Monday, 8 February 2016

Spring Summer 2016 Trends Couture and Ready To Wear

As this unit requires us to complete not only two looks for each section (Advertisement, editorial and catwalk) my chosen brand has no clothing brand behind it like Tom Ford, Chanel or Givenchy. This makes my brand a little more difficult to find a style for the catwalk section of the unit and also matching this to both the advert and editorial images. 

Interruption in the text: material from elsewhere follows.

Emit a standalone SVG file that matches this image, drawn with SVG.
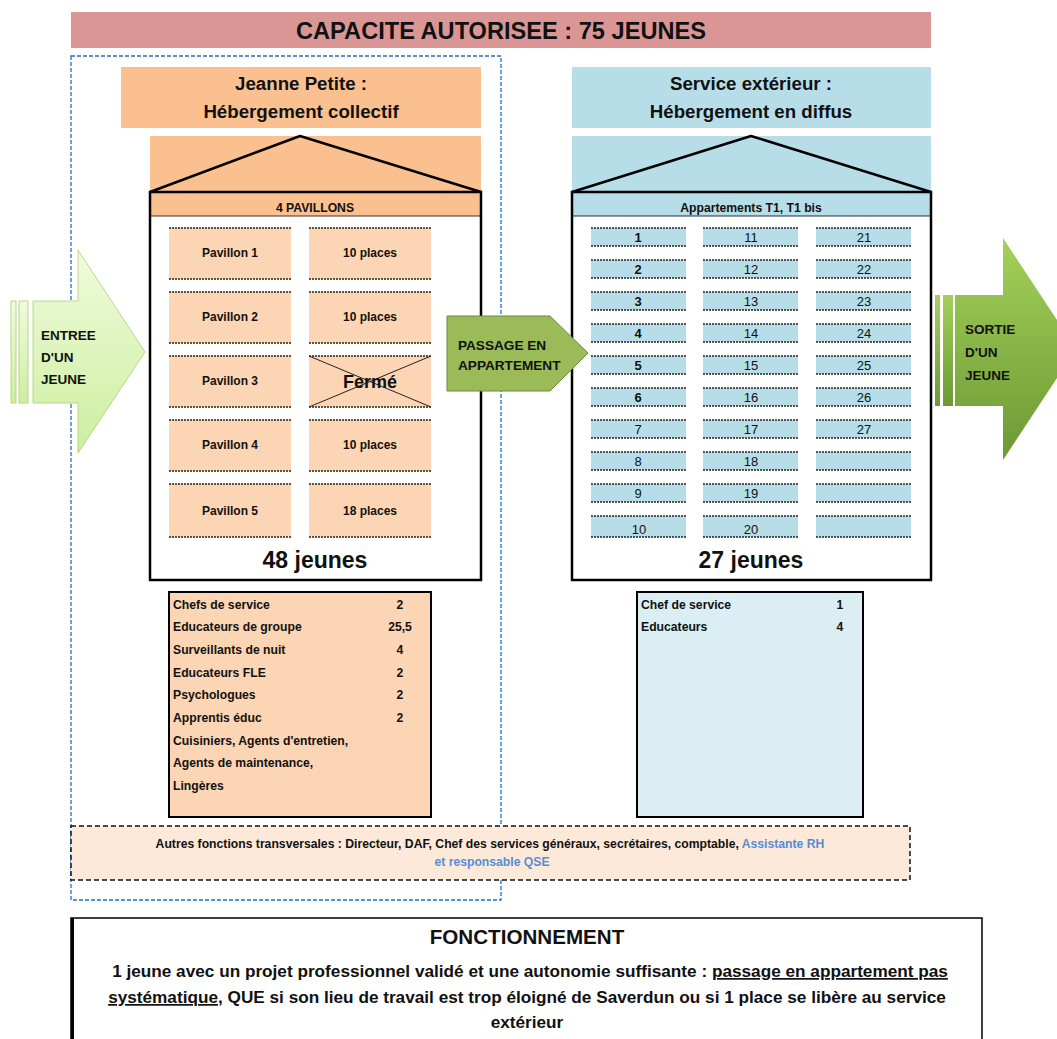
<svg xmlns="http://www.w3.org/2000/svg" xmlns:xlink="http://www.w3.org/1999/xlink" width="1057" height="1039" viewBox="0 0 1057 1039">
<style>
text{font-family:"Liberation Sans",Arial,sans-serif;fill:#111}
.b{font-weight:bold}
.c{text-anchor:middle}
.hb{stroke:#222;stroke-width:1.6;stroke-dasharray:2 1;fill:none}
.house{fill:none;stroke:#000;stroke-width:2.5}
.roof{fill:none;stroke:#000;stroke-width:2.5;stroke-linejoin:round}
.pv{fill:#fcd5b5}
.ap{fill:#b7dee8}
.pt{font-size:12px;font-weight:bold;text-anchor:middle}
.at{font-size:13px;text-anchor:middle}
.st{font-size:12.2px;font-weight:bold}
.blue{fill:#558ed5}
</style>
<defs>
<linearGradient id="gIn" x1="0" y1="0" x2="0" y2="1">
<stop offset="0" stop-color="#f0fbdc"/><stop offset="1" stop-color="#cdeea0"/>
</linearGradient>
<linearGradient id="gOut" x1="0" y1="0" x2="0" y2="1">
<stop offset="0" stop-color="#a4d05a"/><stop offset="1" stop-color="#6c9934"/>
</linearGradient>
<g id="pc"><rect class="pv" x="0" y="0" width="122" height="51"/><line class="hb" x1="0" y1="0" x2="122" y2="0"/><line class="hb" x1="0" y1="51" x2="122" y2="51"/></g>
<g id="pc2"><rect class="pv" x="0" y="0" width="122" height="53"/><line class="hb" x1="0" y1="0" x2="122" y2="0"/><line class="hb" x1="0" y1="53" x2="122" y2="53"/></g>
<g id="ac"><rect class="ap" x="0" y="0" width="95" height="18"/><line class="hb" x1="0" y1="0" x2="95" y2="0"/><line class="hb" x1="0" y1="18" x2="95" y2="18"/></g>
<g id="ac2"><rect class="ap" x="0" y="0" width="95" height="21"/><line class="hb" x1="0" y1="0" x2="95" y2="0"/><line class="hb" x1="0" y1="21" x2="95" y2="21"/></g>
</defs>
<rect width="1057" height="1039" fill="#fff"/>

<g id="header">
<rect x="71" y="12" width="860" height="36" fill="#da9694"/>
<text x="501" y="38.5" class="b c" font-size="23.6">CAPACITE AUTORISEE : 75 JEUNES</text>
</g>

<g id="zone-jeanne-petite">
<rect x="71" y="56" width="430" height="844" fill="none" stroke="#1f70c8" stroke-width="1.3" stroke-dasharray="4 2"/>
</g>

<g id="title-left">
<rect x="121" y="67" width="360" height="61" fill="#fac090"/>
<text x="301" y="90" class="b c" font-size="18.7">Jeanne Petite :</text>
<text x="301" y="118" class="b c" font-size="18.7">Hébergement collectif</text>
</g>

<g id="house-left">
<rect x="150" y="136" width="331" height="56" fill="#fac090"/>
<polyline class="roof" points="150,192 300,136 481,192"/>
<rect x="150" y="192" width="331" height="24" fill="#fac090"/>
<line x1="150" y1="216" x2="481" y2="216" stroke="#4a3020" stroke-width="1"/>
<text x="315" y="212" class="b c" font-size="12.2">4 PAVILLONS</text>
<rect class="house" x="150" y="192" width="331" height="388"/>
<text x="315" y="568" class="b c" font-size="23">48 jeunes</text>
</g>

<g id="pavillons">
<use xlink:href="#pc" x="169" y="228"/><use xlink:href="#pc" x="309" y="228"/>
<use xlink:href="#pc" x="169" y="292"/><use xlink:href="#pc" x="309" y="292"/>
<use xlink:href="#pc" x="169" y="356"/><use xlink:href="#pc" x="309" y="356"/>
<use xlink:href="#pc" x="169" y="420"/><use xlink:href="#pc" x="309" y="420"/>
<use xlink:href="#pc2" x="169" y="484"/><use xlink:href="#pc2" x="309" y="484"/>
<text class="pt" x="230" y="257">Pavillon 1</text><text class="pt" x="370" y="257">10 places</text>
<text class="pt" x="230" y="321">Pavillon 2</text><text class="pt" x="370" y="321">10 places</text>
<text class="pt" x="230" y="385">Pavillon 3</text>
<line x1="309" y1="356" x2="431" y2="407" stroke="#222" stroke-width="1"/>
<line x1="309" y1="407" x2="431" y2="356" stroke="#222" stroke-width="1"/>
<text x="370" y="388" class="c" font-size="18" font-weight="bold">Fermé</text>
<text class="pt" x="230" y="449">Pavillon 4</text><text class="pt" x="370" y="449">10 places</text>
<text class="pt" x="230" y="515">Pavillon 5</text><text class="pt" x="370" y="515">18 places</text>
</g>

<g id="title-right">
<rect x="572" y="67" width="359" height="61" fill="#b7dee8"/>
<text x="751" y="90" class="b c" font-size="18.7">Service extérieur :</text>
<text x="751" y="118" class="b c" font-size="18.7">Hébergement en diffus</text>
</g>

<g id="house-right">
<rect x="572" y="136" width="359" height="56" fill="#b7dee8"/>
<polyline class="roof" points="572,192 751,136 931,192"/>
<rect x="572" y="192" width="359" height="24" fill="#b7dee8"/>
<line x1="572" y1="216" x2="931" y2="216" stroke="#203040" stroke-width="1"/>
<text x="751" y="212" class="b c" font-size="12.2">Appartements T1, T1 bis</text>
<rect class="house" x="572" y="192" width="359" height="388"/>
<text x="751" y="568" class="b c" font-size="23">27 jeunes</text>
</g>

<g id="appartements">
<use xlink:href="#ac" x="591" y="228"/><use xlink:href="#ac" x="703" y="228"/><use xlink:href="#ac" x="816" y="228"/>
<use xlink:href="#ac" x="591" y="260"/><use xlink:href="#ac" x="703" y="260"/><use xlink:href="#ac" x="816" y="260"/>
<use xlink:href="#ac" x="591" y="292"/><use xlink:href="#ac" x="703" y="292"/><use xlink:href="#ac" x="816" y="292"/>
<use xlink:href="#ac" x="591" y="324"/><use xlink:href="#ac" x="703" y="324"/><use xlink:href="#ac" x="816" y="324"/>
<use xlink:href="#ac" x="591" y="356"/><use xlink:href="#ac" x="703" y="356"/><use xlink:href="#ac" x="816" y="356"/>
<use xlink:href="#ac" x="591" y="388"/><use xlink:href="#ac" x="703" y="388"/><use xlink:href="#ac" x="816" y="388"/>
<use xlink:href="#ac" x="591" y="420"/><use xlink:href="#ac" x="703" y="420"/><use xlink:href="#ac" x="816" y="420"/>
<use xlink:href="#ac" x="591" y="452"/><use xlink:href="#ac" x="703" y="452"/><use xlink:href="#ac" x="816" y="452"/>
<use xlink:href="#ac" x="591" y="484"/><use xlink:href="#ac" x="703" y="484"/><use xlink:href="#ac" x="816" y="484"/>
<use xlink:href="#ac2" x="591" y="516"/><use xlink:href="#ac2" x="703" y="516"/><use xlink:href="#ac2" x="816" y="516"/>
<text class="at b" x="638" y="242">1</text><text class="at" x="751" y="242">11</text><text class="at" x="864" y="242">21</text>
<text class="at b" x="638" y="274">2</text><text class="at" x="751" y="274">12</text><text class="at" x="864" y="274">22</text>
<text class="at b" x="638" y="306">3</text><text class="at" x="751" y="306">13</text><text class="at" x="864" y="306">23</text>
<text class="at b" x="638" y="338">4</text><text class="at" x="751" y="338">14</text><text class="at" x="864" y="338">24</text>
<text class="at b" x="638" y="370">5</text><text class="at" x="751" y="370">15</text><text class="at" x="864" y="370">25</text>
<text class="at b" x="638" y="402">6</text><text class="at" x="751" y="402">16</text><text class="at" x="864" y="402">26</text>
<text class="at" x="638" y="434">7</text><text class="at" x="751" y="434">17</text><text class="at" x="864" y="434">27</text>
<text class="at" x="638" y="466">8</text><text class="at" x="751" y="466">18</text>
<text class="at" x="638" y="498">9</text><text class="at" x="751" y="498">19</text>
<text class="at" x="639" y="534">10</text><text class="at" x="751" y="534">20</text>
</g>

<g id="staff-left">
<rect x="169" y="592" width="262" height="225" fill="#fcd5b4" stroke="#000" stroke-width="2"/>
<text class="st" x="173" y="609">Chefs de service</text><text class="st c" x="400" y="609">2</text>
<text class="st" x="173" y="631">Educateurs de groupe</text><text class="st c" x="400" y="631">25,5</text>
<text class="st" x="173" y="654">Surveillants de nuit</text><text class="st c" x="400" y="654">4</text>
<text class="st" x="173" y="677">Educateurs FLE</text><text class="st c" x="400" y="677">2</text>
<text class="st" x="173" y="699">Psychologues</text><text class="st c" x="400" y="699">2</text>
<text class="st" x="173" y="722">Apprentis éduc</text><text class="st c" x="400" y="722">2</text>
<text class="st" x="173" y="745">Cuisiniers, Agents d'entretien,</text>
<text class="st" x="173" y="767">Agents de maintenance,</text>
<text class="st" x="173" y="790">Lingères</text>
</g>

<g id="staff-right">
<rect x="637" y="592" width="226" height="225" fill="#dbeef4" stroke="#000" stroke-width="2"/>
<text class="st" x="641" y="609">Chef de service</text><text class="st c" x="840" y="609">1</text>
<text class="st" x="641" y="631">Educateurs</text><text class="st c" x="840" y="631">4</text>
</g>

<g id="autres-fonctions">
<rect x="71" y="826" width="839" height="54" fill="#fde9d9" stroke="#111" stroke-width="1.5" stroke-dasharray="5 3"/>
<text x="490" y="847.5" class="b c" font-size="12.2">Autres fonctions transversales : Directeur, DAF, Chef des services généraux, secrétaires, comptable, <tspan class="blue">Assistante RH</tspan></text>
<text x="492" y="865.5" class="b c blue" font-size="12.2">et responsable QSE</text>
</g>

<g id="fonctionnement">
<rect x="71" y="918" width="911" height="130" fill="#fff" stroke="#000" stroke-width="1.5"/>
<line x1="72.5" y1="918" x2="72.5" y2="1039" stroke="#000" stroke-width="3"/>
<text x="527" y="943.5" class="b c" font-size="20.6">FONCTIONNEMENT</text>
<text x="530" y="977" class="b c" font-size="17.2">1 jeune avec un projet professionnel validé et une autonomie suffisante : <tspan text-decoration="underline">passage en appartement pas</tspan></text>
<text x="527" y="1003" class="b c" font-size="17.2"><tspan text-decoration="underline">systématique</tspan>, QUE si son lieu de travail est trop éloigné de Saverdun ou si 1 place se libère au service</text>
<text x="527" y="1028" class="b c" font-size="17.2">extérieur</text>
</g>

<g id="connectors">
<g id="arrow-entree">
<rect x="11" y="301" width="5" height="102" fill="url(#gIn)" stroke="#a8d070" stroke-width="0.8"/>
<rect x="19" y="301" width="9" height="102" fill="url(#gIn)" stroke="#a8d070" stroke-width="0.8"/>
<polygon points="33,301 78,301 78,250 145,352 78,453 78,403 33,403" fill="url(#gIn)" stroke="#a8d070" stroke-width="0.8"/>
<text class="b" font-size="13.5" x="41" y="340">ENTREE</text>
<text class="b" font-size="13.5" x="41" y="362">D'UN</text>
<text class="b" font-size="13.5" x="41" y="384">JEUNE</text>
</g>
<g id="arrow-passage">
<polygon points="447,316 550,316 588,353 550,391 447,391" fill="#9bbb59" stroke="#71893f" stroke-width="1"/>
<text class="b" font-size="13.6" x="458" y="349.5">PASSAGE EN</text>
<text class="b" font-size="13.6" x="458" y="369.5">APPARTEMENT</text>
</g>
<g id="arrow-sortie">
<rect x="935" y="295" width="5" height="111" fill="url(#gOut)"/>
<rect x="943" y="295" width="10" height="111" fill="url(#gOut)"/>
<polygon points="955,295 1003,295 1003,238 1076,349 1003,460 1003,406 955,406" fill="url(#gOut)"/>
<text class="b" font-size="13.5" x="965" y="334">SORTIE</text>
<text class="b" font-size="13.5" x="965" y="357">D'UN</text>
<text class="b" font-size="13.5" x="965" y="380">JEUNE</text>
</g>
</g>
</svg>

After researching 2016 trends, most common to this season is 70's inspired, Victorian, Spanish influenced styles. The couture shows by Givenchy, who's designs features crystals, snakeskins, velvet lace and leather outfits, Chanel who went for a more economical, classic chanel/victorian style design, Elie Saab mixed Edwardian styled outfits with Indian inspired outfits and finally Zuhair Murtah went for a more Elizabethan inspired design featuring corsets, curves, watercolour hues, lace, satin and sequins. 

Couture Shows- 


      -Givenchy, 2016.                                -Zuhair Murad, 2016                     -Elie Saab, 2016


Ready to wear, Spring 2016- 
Louis Vuitton 

A futuristic, travelling to a new dimension extravaganza. Models feature bright bubblegum pink hair with adornments on their faces and pale skin with defined eyes.

                 


Alexander McQueen: 

'The girls had pink-cheeked complexions and tousled hair flowing down their backs—a bunch of young English roses who might have been caught by Julia Margaret Cameron’s camera lens in Victorian times'- Style.com, Alexander McQueen

                   



Chloe

'Chloe: The 1990s is one of Spring’s big stories, but no one has put forward her interest in the decade more explicitly than Clare Waight Keller at Chloé. On every seat, there was a printed note: “This season’s collection is a tribute to girls named Kate, Chloé, Cecilia, Corinne, Rosemary, Emma, and Courtney, who embody the liberty and the elegance of a perfectly mastered and excessively lived simplicity.” - Style.com, Chloe. 

                 


Balmain

'Rousteing toned down the color this season to focus on shades of nude, but there was no equivalent dialing-back of the embellishments that have weighed down his recent collections. The macramé was as full-on as ever, and often in crystals or beads, and the tiered ruffles were even more flamboyant than last season’s silk plissé. Those ruffles notwithstanding, the silhouette was super clingy, loaded with cutouts and sheer paneling, and cinched with waist trainer–size belts. Joan Smalls slithered down the runway in short, stretchy green suede, the show’s best look, but the restrictive, tight-fitting tube skirts gave other models problems.' - Style.com,  

                    


Tory Burch

“beauty found in unexpected places . . . enhanced through time and nature” as her inspiration. spins on the trends of this summer and next: Blocky striped knit tops worn with a wide-leg, high-waisted trouser embroidered with a design that lay somewhere between an Aztec and a botanical diagram, brightly accented narrow guipure lace separates in periwinkle and saffron, fringed-tweed wrap skirts, tassel-hemmed linen trapeze tops, and embroidered folk blouses of Mexican and Romanian origin rendered in pale blue striped cotton shirting.'- Style.com, Tory Burch.